Here is the link to their (since withdrawn) submission to the Black Hat conference:
https://web.archive.org/web/20140705114447/http://blackhat.com/us-14/briefings.html#you-dont-have-to-be-the-nsa-to-break-tor-deanonymizing-users-on-a-budget
along with Ed Felten’s analysis at the time:
https://freedom-to-tinker.com/blog/felten/why-were-cert-researchers-attacking-tor/

We have been told that the payment to CMU was at least $1 million.” reads a blog post published by the Tor Project.

In 2014, researchers  from Carnegie Mellon University’s computer emergency response team (Cert), Alexander Volynkin and Michael McCord, announced that they were able to de-anonymise Tor users and planned to reveal their discovery during the next Black Hat Conference in August.

A few weeks later the organization of the BlackHat had been contacted by the university’s lawyers which informed it that the researchers will not participate in the event.

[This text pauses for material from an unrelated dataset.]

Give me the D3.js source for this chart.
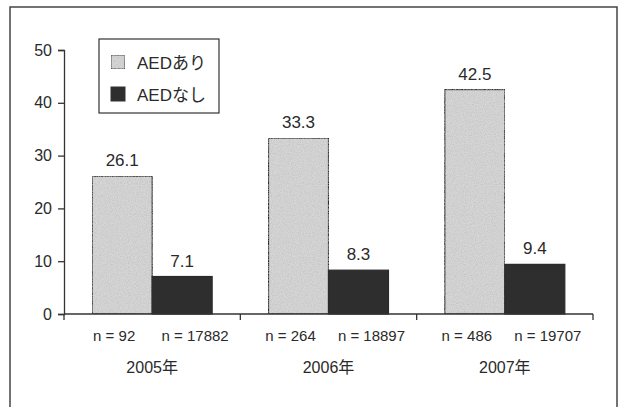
<!DOCTYPE html>
<html>
<head>
<meta charset="utf-8">
<script src="https://cdn.jsdelivr.net/npm/d3@7"></script>
<style>
  body { margin: 0; background: #fff; }
  text { font-family: "Liberation Sans", Arial, "Noto Sans CJK JP", sans-serif; fill: #2a2a2a; }
</style>
</head>
<body>
<div id="chart"></div>
<script>
// data
const years = ["2005年", "2006年", "2007年"];
const series = ["AEDあり", "AEDなし"];
const withAED = [26.1, 33.3, 42.5];
const withoutAED = [7.1, 8.3, 9.4];
const nWith = [92, 264, 486];
const nWithout = [17882, 18897, 19707];
const yTicks = [0, 10, 20, 30, 40, 50];

const W = 621, H = 407;
const M = {top: 50, left: 64, right: 28, bottom: 93};

const svg = d3.select("#chart").append("svg")
  .attr("width", W)
  .attr("height", H);

// outer frame
svg.append("rect")
  .attr("x", 10).attr("y", 7)
  .attr("width", 607).attr("height", 420)
  .attr("fill", "none")
  .attr("stroke", "#444")
  .attr("stroke-width", 1.5);

// speckle texture for light bars
const defs = svg.append("defs");
const filt = defs.append("filter").attr("id", "grain")
  .attr("x", 0).attr("y", 0).attr("width", 1).attr("height", 1);
filt.append("feTurbulence")
  .attr("type", "fractalNoise").attr("baseFrequency", 0.9)
  .attr("numOctaves", 2).attr("seed", 3).attr("result", "noise");
filt.append("feColorMatrix").attr("in", "noise").attr("type", "matrix")
  .attr("values", "0 0 0 0 0.5  0 0 0 0 0.5  0 0 0 0 0.5  0 0 0 -1.4 0.9")
  .attr("result", "dots");
filt.append("feComposite").attr("in", "dots").attr("in2", "SourceGraphic")
  .attr("operator", "in").attr("result", "dotsIn");
const fm = filt.append("feMerge");
fm.append("feMergeNode").attr("in", "SourceGraphic");
fm.append("feMergeNode").attr("in", "dotsIn");

const x0 = d3.scaleBand()
  .domain(years)
  .range([M.left, W - M.right])
  .paddingInner(0).paddingOuter(0);

const x1 = d3.scaleBand()
  .domain(series)
  .range([0, x0.bandwidth()])
  .paddingOuter(0.47);

const y = d3.scaleLinear()
  .domain([0, 50])
  .range([H - M.bottom, M.top]);

const color = d3.scaleOrdinal().domain(series).range(["#d6d6d6", "#2e2e2e"]);
// n labels sit a little apart from the bar centres
const nShift = d3.scaleOrdinal().domain(series).range([-8, 13]);

// y axis
const yAxis = svg.append("g")
  .attr("transform", `translate(${M.left},0)`)
  .call(d3.axisLeft(y).tickValues(yTicks).tickSize(6).tickPadding(6));
yAxis.select(".domain").attr("stroke", "#333").attr("stroke-width", 1.3);
yAxis.selectAll(".tick line").attr("stroke", "#333").attr("stroke-width", 1.3);
yAxis.selectAll(".tick text").attr("font-size", 16).attr("fill", "#2a2a2a");

// bars
const rows = years.map((yr, i) => ({
  year: yr,
  vals: [
    {key: series[0], v: withAED[i], n: nWith[i]},
    {key: series[1], v: withoutAED[i], n: nWithout[i]}
  ]
}));

const g = svg.selectAll("g.grp")
  .data(rows)
  .enter().append("g")
  .attr("class", "grp")
  .attr("transform", d => `translate(${x0(d.year)},0)`);

g.selectAll("rect")
  .data(d => d.vals)
  .enter().append("rect")
  .attr("x", d => x1(d.key))
  .attr("y", d => y(d.v))
  .attr("width", x1.bandwidth())
  .attr("height", d => y(0) - y(d.v))
  .attr("fill", d => color(d.key))
  .attr("filter", d => d.key === series[0] ? "url(#grain)" : null)
  .attr("stroke", "#2a2a2a")
  .attr("stroke-width", 1.2);

g.selectAll("text.val")
  .data(d => d.vals)
  .enter().append("text")
  .attr("class", "val")
  .attr("x", d => x1(d.key) + x1.bandwidth() / 2)
  .attr("y", d => y(d.v) - 10)
  .attr("text-anchor", "middle")
  .attr("font-size", 17)
  .text(d => d.v.toFixed(1));

g.selectAll("text.n")
  .data(d => d.vals)
  .enter().append("text")
  .attr("class", "n")
  .attr("x", d => x1(d.key) + x1.bandwidth() / 2 + nShift(d.key))
  .attr("y", y(0) + 27)
  .attr("text-anchor", "middle")
  .attr("font-size", 15)
  .text(d => "n = " + d.n);

g.append("text")
  .attr("x", x0.bandwidth() / 2)
  .attr("y", y(0) + 59)
  .attr("text-anchor", "middle")
  .attr("font-size", 16)
  .text(d => d.year);

// x axis
const xAxis = svg.append("g")
  .attr("transform", `translate(0,${y(0)})`);
xAxis.append("line")
  .attr("x1", M.left).attr("x2", W - M.right)
  .attr("stroke", "#333").attr("stroke-width", 1.3);
xAxis.selectAll("line.tk")
  .data(years.map(yr => x0(yr)).concat([x0(years[years.length - 1]) + x0.bandwidth()]))
  .enter().append("line")
  .attr("class", "tk")
  .attr("x1", d => d).attr("x2", d => d)
  .attr("y1", 0).attr("y2", 6)
  .attr("stroke", "#333").attr("stroke-width", 1.3);

// legend
const lg = svg.append("g").attr("transform", "translate(99,39)");
lg.append("rect")
  .attr("width", 120).attr("height", 74)
  .attr("fill", "#fff")
  .attr("stroke", "#333").attr("stroke-width", 1.2);
const li = lg.selectAll("g.item")
  .data(series)
  .enter().append("g")
  .attr("class", "item")
  .attr("transform", (d, i) => `translate(12,${16 + i * 32})`);
li.append("rect")
  .attr("width", 14).attr("height", 14)
  .attr("fill", d => color(d))
  .attr("filter", d => d === series[0] ? "url(#grain)" : null)
  .attr("stroke", "#333").attr("stroke-width", 1);
li.append("text")
  .attr("x", 26).attr("y", 14)
  .attr("font-size", 17)
  .text(d => d);
</script>
</body>
</html>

“Unfortunately, Mr Volynkin will not be able to speak at the conference since the materials that he would be speaking about have not yet [been] approved by Carnegie Mellon University/Software Engineering Institute for public release,” states the message posted on the official website of the event.

The experts at the Tor Project are accusing the FBI of an attack on a large scale, the researchers confirmed that the offensive launched by the experts at the Carnegie Mellow University was not narrowly tailored to target specific individuals charged of criminal activity.

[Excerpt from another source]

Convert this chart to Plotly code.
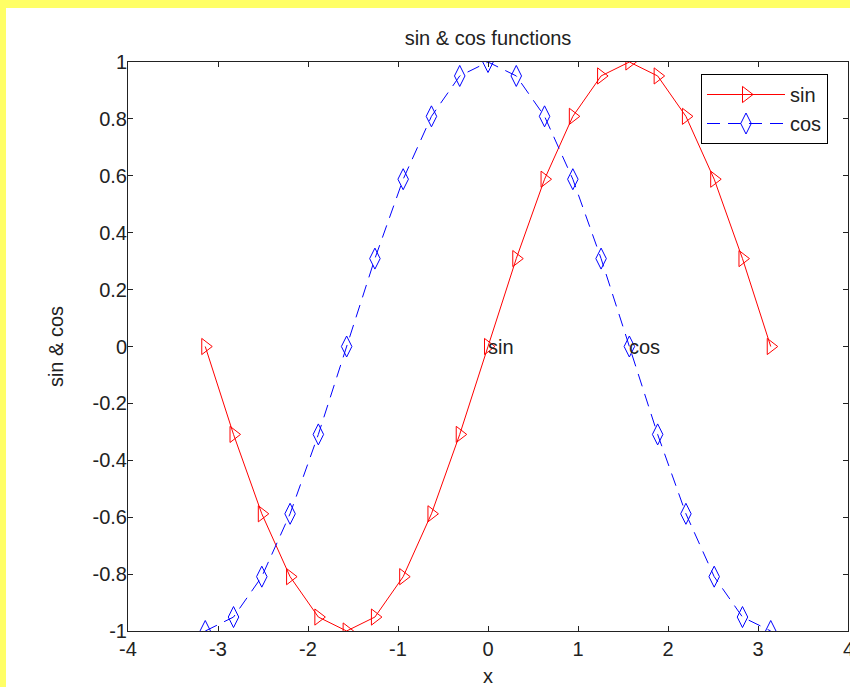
import plotly.graph_objects as go

# samples (x from -pi to pi, 21 points)
x = [-3.1416, -2.8274, -2.5133, -2.1991, -1.8850, -1.5708, -1.2566, -0.9425, -0.6283, -0.3142,
     0.0, 0.3142, 0.6283, 0.9425, 1.2566, 1.5708, 1.8850, 2.1991, 2.5133, 2.8274, 3.1416]
sin_y = [0.0, -0.309, -0.588, -0.809, -0.951, -1.0, -0.951, -0.809, -0.588, -0.309,
         0.0, 0.309, 0.588, 0.809, 0.951, 1.0, 0.951, 0.809, 0.588, 0.309, 0.0]
cos_y = [-1.0, -0.951, -0.809, -0.588, -0.309, 0.0, 0.309, 0.588, 0.809, 0.951,
         1.0, 0.951, 0.809, 0.588, 0.309, 0.0, -0.309, -0.588, -0.809, -0.951, -1.0]
labels = [("sin", 0.0, 0.0), ("cos", 1.5708, 0.0)]

xticks = [-4, -3, -2, -1, 0, 1, 2, 3, 4]
xticktext = ["-4", "-3", "-2", "-1", "0", "1", "2", "3", "4"]
yticks = [-1, -0.8, -0.6, -0.4, -0.2, 0, 0.2, 0.4, 0.6, 0.8, 1]
yticktext = ["-1", "-0.8", "-0.6", "-0.4", "-0.2", "0", "0.2", "0.4", "0.6", "0.8", "1"]

W, H = 850, 687
L, R, T, B = 128, 2, 62, 56
pw, ph = W - L - R, H - T - B
font = dict(family="Liberation Sans, Arial, sans-serif", size=20, color="#222")

fig = go.Figure()
fig.add_trace(go.Scatter(x=x, y=sin_y, name="sin", mode="lines+markers",
                         line=dict(color="red", width=1),
                         marker=dict(symbol="triangle-right-open", size=14, color="red",
                                     line=dict(width=1))))
fig.add_trace(go.Scatter(x=x, y=cos_y, name="cos", mode="lines+markers",
                         line=dict(color="blue", width=1, dash="13px,8px"),
                         marker=dict(symbol="diamond-tall-open", size=15, color="blue",
                                     line=dict(width=1))))

for txt, tx, ty in labels:
    fig.add_annotation(x=tx, y=ty, text=txt, showarrow=False, xanchor="left",
                       yanchor="middle", font=font, xshift=-2)

# last x tick label sits on the page edge, plotly drops it, so put it back
fig.add_annotation(x=xticks[-1], y=0, yref="paper", text=xticktext[-1], showarrow=False,
                   xanchor="center", yanchor="middle", yshift=-18, font=font)

# yellow frame on top and left edges
fig.add_shape(type="rect", xref="paper", yref="paper", layer="above",
              x0=-L / pw, x1=(W - L) / pw, y0=1 + (T - 8) / ph, y1=1 + T / ph,
              fillcolor="#ffff66", line_width=0)
fig.add_shape(type="rect", xref="paper", yref="paper", layer="above",
              x0=-L / pw, x1=-(L - 6) / pw, y0=-B / ph, y1=1 + T / ph,
              fillcolor="#ffff66", line_width=0)

axis = dict(showgrid=False, zeroline=False, showline=True, linecolor="#222", linewidth=1,
            mirror="ticks", ticks="inside", ticklen=5, tickcolor="#222", tickfont=font,
            automargin=False, tickmode="array")
fig.update_xaxes(axis, range=[-4, 4], tickvals=xticks, ticktext=xticktext,
                 title=dict(text="x", font=font, standoff=13))
fig.update_yaxes(axis, range=[-1, 1], tickvals=yticks, ticktext=yticktext,
                 ticklabelstandoff=-4,
                 title=dict(text="sin & cos", font=font, standoff=23))

fig.update_layout(
    width=W, height=H, margin=dict(l=L, r=R, t=T, b=B, autoexpand=False),
    paper_bgcolor="white", plot_bgcolor="white", font=font,
    title=dict(text="sin & cos functions", x=(L + pw / 2) / W, xanchor="center",
               y=1 - 38 / H, yanchor="middle", font=font),
    legend=dict(x=(701 - L) / pw, y=1 - (74 - T) / ph, xanchor="left", yanchor="top",
                bordercolor="black", borderwidth=1, bgcolor="white",
                font=font, tracegroupgap=0, itemwidth=78),
)

fig.write_html("out.html", config={"displayModeBar": False},
               post_script="document.body.style.margin='0';")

The attack represented a clear violation of trust and basic guidelines for ethical research.

“We strongly support independent research on our software and network, but this attack crosses the crucial line between research and endangering innocent users.” continues the post.

Neither the FBI not Carnegie Mellon representatives commented the accusation, Ed Desautels, a spokesman for Carnegie Mellon’s Software Engineering Institute only told Wired that he was not aware of any research activity commissioned to his institute.

“I’d like to see the substantiation for their claim,” said Ed Desautels. “I’m not aware of any payment.”

The evidence of the collaborations between the FBI and the Carnegie Mellon University has emerged also in a stand trial in federal court in Seattle later this month. The court was discussing the case of Brian Farrell, an alleged Silk Road 2 lieutenant, the law enforcement discovered the IP addresses belong to the suspect. A new filing in Farrell’s case states that a “university-based research institute” supported the investigation and helped the feds to de-anonymize Farrell.

Tor Project court case

According to a Homeland Security search warrant, between January 2014 and July 2014 a “source of information” provided law enforcement “with particular IP addresses” that had accessed the vendor side of Silk Road 2.

In July, the researchers at the Tor Project discovered a sustained attack against the Tor Network based on the technique described by the team of Carnegie Mellon University researchers.

 

“We think it’s unlikely they could have gotten a valid warrant for CMU’s attack as conducted, since it was not narrowly tailored to target criminals or criminal activity, but instead appears to have indiscriminately targeted many users at once. Such action is a violation of our trust and basic guidelines for ethical research. We strongly support independent research on our software and network, but this attack crosses the crucial line between research and endangering innocent users. This attack also sets a troubling precedent: Civil liberties are under attack if law enforcement believes it can circumvent the rules of evidence by outsourcing police work to universities. If academia uses “research” as a stalking horse for privacy invasion, the entire enterprise of security research will fall into disrepute. Legitimate privacy researchers study many online systems, including social networks — If this kind of FBI attack by university proxy is accepted, no one will have meaningful 4th Amendment protections online and everyone is at risk.”continues the post.